It may be the festive season, but with scarce and costly credit have kept buyers away from the motorcycle market. Bajaj Auto saw its October volumes come off by as much as 34 per cent though Hero Honda fared better.
However, Bajaj Auto could well see net profits (before exceptionals) fall in FY09 from Rs 868 crore in FY08. Profits could be lower for Maruti Suzuki too because business has been dull in the car market. Volumes at the Rs 18,142 crore Maruti Suzuki were weak, coming off by 8 per cent in the home market.
That was not expected after the 2.5 per cent rise in September and after a fall of 11 per cent in August.
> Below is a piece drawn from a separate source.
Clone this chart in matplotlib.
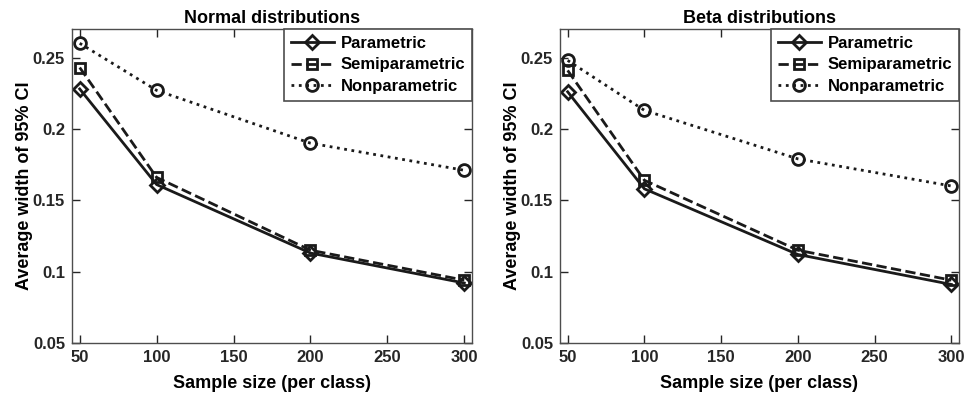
import matplotlib.pyplot as plt

plt.rcParams['font.family'] = ['Liberation Sans', 'DejaVu Sans']
plt.rcParams['font.weight'] = 'bold'

sizes = [50, 100, 200, 300]
titles = ['Normal distributions', 'Beta distributions']

# normal distributions
normal_param = [0.228, 0.161, 0.113, 0.092]
normal_semi = [0.243, 0.166, 0.115, 0.094]
normal_non = [0.260, 0.227, 0.190, 0.171]

# beta distributions
beta_param = [0.226, 0.158, 0.112, 0.091]
beta_semi = [0.241, 0.164, 0.115, 0.094]
beta_non = [0.248, 0.213, 0.179, 0.160]

series_names = ['Parametric', 'Semiparametric', 'Nonparametric']
data = [[normal_param, normal_semi, normal_non],
        [beta_param, beta_semi, beta_non]]
styles = [('-', 'D', 7.5), ('--', 's', 7.5), (':', 'o', 8.5)]

fig = plt.figure(figsize=(9.68, 4.03), dpi=100)
positions = [[0.0744, 0.149, 0.4132, 0.779], [0.5785, 0.149, 0.4122, 0.779]]

for k in range(2):
    ax = fig.add_axes(positions[k])
    for j in range(3):
        ls, mk, ms = styles[j]
        ax.plot(sizes, data[k][j], linestyle=ls, marker=mk, markersize=ms,
                color='#1a1a1a', markerfacecolor='none', markeredgewidth=2,
                linewidth=2, label=series_names[j])
    ax.set_xlim(45, 305)
    ax.set_ylim(0.05, 0.27)
    ax.set_xticks([50, 100, 150, 200, 250, 300])
    ax.set_yticks([0.05, 0.1, 0.15, 0.2, 0.25])
    ax.set_yticklabels(['0.05', '0.1', '0.15', '0.2', '0.25'])
    ax.tick_params(direction='in', top=True, right=True, labelsize=12,
                   length=6, width=1, colors='#262626', pad=5)
    for s in ax.spines.values():
        s.set_color('#4d4d4d')
        s.set_linewidth(1)
    ax.set_title(titles[k], fontsize=13, fontweight='bold', pad=4)
    ax.set_xlabel('Sample size (per class)', fontsize=13, fontweight='bold', labelpad=7)
    ax.set_ylabel('Average width of 95% CI', fontsize=13, fontweight='bold', labelpad=0)
    leg = ax.legend(loc='upper right', fontsize=12, fancybox=False,
                    framealpha=1, edgecolor='#4d4d4d', borderaxespad=0,
                    handlelength=2.6, borderpad=0.4, labelspacing=0.4,
                    handletextpad=0.4)
    leg.get_frame().set_linewidth(1.2)

plt.savefig('out.png', dpi=100)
It’s the Swift and DZire that are driving Maruti’s numbers, the older models aren’t really doing so well with the result that volumes for Maruti between April-October are up just 2.5 per cent. Rival Hyundai Motor did well in August and September with volumes up 34 per cent and 24 per cent respectively, but the Korean player too is showing signs of a slowdown.
So far, 2008-09 has been disappointing for car makers though the new Indica Vista from Tata Motors is believed to have seen a fairly good response with a waiting period of six weeks. Even with that, volumes dropped 6 per cent in October. So Tata Motors may well sell fewer cars this year than it did in 2007-08.
For Maruti, the A-Star, expected to be launched this month, could spark a turnaround. Maruti’s profit though could come off by about 10 per cent this year from Rs 1731 crore in FY08. Utility vehicles maker, Mahindra and Mahindra has had a mixed year so far — October saw a sharp decline of 20 per cent whereas September had seen a rise of 30 per cent.
Perhaps the new Xylo, a multi-purpose vehicle (MPV) planned for December will help revive its fortunes. Already margins for the automotive segment were down sharply by over 700 basis points in the September 2008 quarter with the profit before interest and tax down by nearly 50 per cent.